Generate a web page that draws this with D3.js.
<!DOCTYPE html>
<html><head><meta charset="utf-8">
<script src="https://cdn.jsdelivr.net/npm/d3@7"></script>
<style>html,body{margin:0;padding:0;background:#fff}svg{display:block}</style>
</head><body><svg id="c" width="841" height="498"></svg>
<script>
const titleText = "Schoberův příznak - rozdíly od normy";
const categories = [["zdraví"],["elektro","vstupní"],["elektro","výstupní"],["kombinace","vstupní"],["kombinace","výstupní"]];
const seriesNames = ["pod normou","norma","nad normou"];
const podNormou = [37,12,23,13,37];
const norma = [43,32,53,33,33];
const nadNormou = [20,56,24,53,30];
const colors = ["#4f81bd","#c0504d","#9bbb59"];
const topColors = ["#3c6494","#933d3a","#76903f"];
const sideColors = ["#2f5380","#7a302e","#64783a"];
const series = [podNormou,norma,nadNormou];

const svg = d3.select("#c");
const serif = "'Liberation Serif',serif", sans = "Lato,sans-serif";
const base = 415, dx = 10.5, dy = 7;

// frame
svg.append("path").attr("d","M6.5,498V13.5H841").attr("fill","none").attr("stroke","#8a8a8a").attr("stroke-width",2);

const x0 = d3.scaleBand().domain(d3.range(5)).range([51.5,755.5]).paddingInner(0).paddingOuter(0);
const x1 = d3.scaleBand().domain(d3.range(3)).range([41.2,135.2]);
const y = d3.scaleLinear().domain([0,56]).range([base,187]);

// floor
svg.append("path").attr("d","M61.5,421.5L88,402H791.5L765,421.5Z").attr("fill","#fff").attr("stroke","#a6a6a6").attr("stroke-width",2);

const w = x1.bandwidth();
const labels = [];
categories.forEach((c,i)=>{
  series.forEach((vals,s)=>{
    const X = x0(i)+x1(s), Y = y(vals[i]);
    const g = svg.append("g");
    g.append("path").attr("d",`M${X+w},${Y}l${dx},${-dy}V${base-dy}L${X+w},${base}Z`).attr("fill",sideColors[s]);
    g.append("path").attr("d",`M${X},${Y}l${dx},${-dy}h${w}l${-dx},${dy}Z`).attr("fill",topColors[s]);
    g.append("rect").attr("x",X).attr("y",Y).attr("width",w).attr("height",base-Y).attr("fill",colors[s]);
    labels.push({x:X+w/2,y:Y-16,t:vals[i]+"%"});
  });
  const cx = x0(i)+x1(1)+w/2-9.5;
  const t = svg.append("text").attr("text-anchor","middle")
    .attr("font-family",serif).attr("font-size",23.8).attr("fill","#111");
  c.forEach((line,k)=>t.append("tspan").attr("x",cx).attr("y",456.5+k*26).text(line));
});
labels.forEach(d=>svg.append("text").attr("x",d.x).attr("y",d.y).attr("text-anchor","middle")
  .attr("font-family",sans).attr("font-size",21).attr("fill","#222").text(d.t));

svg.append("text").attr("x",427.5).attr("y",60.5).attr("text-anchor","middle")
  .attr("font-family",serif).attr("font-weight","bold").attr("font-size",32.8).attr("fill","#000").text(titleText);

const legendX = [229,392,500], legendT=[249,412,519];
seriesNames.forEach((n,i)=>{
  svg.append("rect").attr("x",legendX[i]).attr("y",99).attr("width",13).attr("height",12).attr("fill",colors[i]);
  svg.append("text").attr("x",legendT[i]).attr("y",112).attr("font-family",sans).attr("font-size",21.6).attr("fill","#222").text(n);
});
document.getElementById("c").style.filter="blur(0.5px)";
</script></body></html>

——

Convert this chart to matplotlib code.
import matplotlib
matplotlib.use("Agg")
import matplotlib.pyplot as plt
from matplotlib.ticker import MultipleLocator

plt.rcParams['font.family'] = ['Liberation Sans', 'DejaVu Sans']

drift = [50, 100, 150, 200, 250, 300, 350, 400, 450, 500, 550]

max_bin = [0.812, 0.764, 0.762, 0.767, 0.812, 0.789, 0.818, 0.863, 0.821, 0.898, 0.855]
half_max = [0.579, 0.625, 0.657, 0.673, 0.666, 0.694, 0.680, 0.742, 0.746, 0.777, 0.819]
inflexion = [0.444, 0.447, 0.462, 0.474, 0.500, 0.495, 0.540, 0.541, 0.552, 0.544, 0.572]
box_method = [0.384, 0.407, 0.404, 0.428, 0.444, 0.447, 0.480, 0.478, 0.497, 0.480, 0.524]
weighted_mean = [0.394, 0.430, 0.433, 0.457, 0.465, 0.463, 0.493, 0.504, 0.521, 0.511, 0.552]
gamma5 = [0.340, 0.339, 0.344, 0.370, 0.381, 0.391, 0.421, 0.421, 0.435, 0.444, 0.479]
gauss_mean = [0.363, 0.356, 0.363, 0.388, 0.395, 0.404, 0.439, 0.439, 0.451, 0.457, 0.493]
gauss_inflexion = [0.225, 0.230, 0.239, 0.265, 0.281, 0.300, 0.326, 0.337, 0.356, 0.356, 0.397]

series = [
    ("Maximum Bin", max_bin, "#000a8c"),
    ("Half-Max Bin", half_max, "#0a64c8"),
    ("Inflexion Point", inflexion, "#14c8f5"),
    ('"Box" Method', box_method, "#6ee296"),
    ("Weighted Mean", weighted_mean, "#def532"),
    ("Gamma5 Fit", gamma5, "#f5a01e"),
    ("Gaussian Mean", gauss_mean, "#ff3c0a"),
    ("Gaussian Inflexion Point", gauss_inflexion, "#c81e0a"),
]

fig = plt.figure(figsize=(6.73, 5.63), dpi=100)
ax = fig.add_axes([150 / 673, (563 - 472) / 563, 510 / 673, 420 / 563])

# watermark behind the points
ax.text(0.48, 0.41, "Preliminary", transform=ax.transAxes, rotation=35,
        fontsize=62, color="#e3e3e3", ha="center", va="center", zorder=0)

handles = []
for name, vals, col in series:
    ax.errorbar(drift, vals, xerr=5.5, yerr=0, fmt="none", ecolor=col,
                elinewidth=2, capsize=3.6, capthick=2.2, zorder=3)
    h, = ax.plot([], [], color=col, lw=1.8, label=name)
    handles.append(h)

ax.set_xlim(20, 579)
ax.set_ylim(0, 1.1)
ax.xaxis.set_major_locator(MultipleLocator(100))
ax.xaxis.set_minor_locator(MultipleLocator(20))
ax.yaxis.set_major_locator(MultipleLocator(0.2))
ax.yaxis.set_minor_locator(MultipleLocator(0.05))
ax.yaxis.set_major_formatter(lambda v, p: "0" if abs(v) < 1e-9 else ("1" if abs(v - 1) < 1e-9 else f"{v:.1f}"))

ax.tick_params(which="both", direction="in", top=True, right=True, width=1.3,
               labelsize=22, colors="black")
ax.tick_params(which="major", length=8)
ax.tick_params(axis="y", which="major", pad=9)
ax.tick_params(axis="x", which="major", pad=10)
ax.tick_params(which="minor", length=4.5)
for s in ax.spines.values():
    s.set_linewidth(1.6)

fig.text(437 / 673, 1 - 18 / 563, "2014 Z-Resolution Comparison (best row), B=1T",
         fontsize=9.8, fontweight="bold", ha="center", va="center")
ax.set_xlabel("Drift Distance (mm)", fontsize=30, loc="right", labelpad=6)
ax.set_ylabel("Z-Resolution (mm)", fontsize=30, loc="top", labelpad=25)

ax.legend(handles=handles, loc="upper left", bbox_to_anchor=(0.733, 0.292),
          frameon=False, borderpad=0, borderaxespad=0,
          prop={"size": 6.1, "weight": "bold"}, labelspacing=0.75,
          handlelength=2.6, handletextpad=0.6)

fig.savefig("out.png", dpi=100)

——

» **Given request**
Reproduce exactly the lines from the one containing "Convert this chart to matplotlib code." through the one containing "450, 500, 550]", inclusive, and nothing else.

» **Problem solution**
Convert this chart to matplotlib code.
import matplotlib
matplotlib.use("Agg")
import matplotlib.pyplot as plt
from matplotlib.ticker import MultipleLocator

plt.rcParams['font.family'] = ['Liberation Sans', 'DejaVu Sans']

drift = [50, 100, 150, 200, 250, 300, 350, 400, 450, 500, 550]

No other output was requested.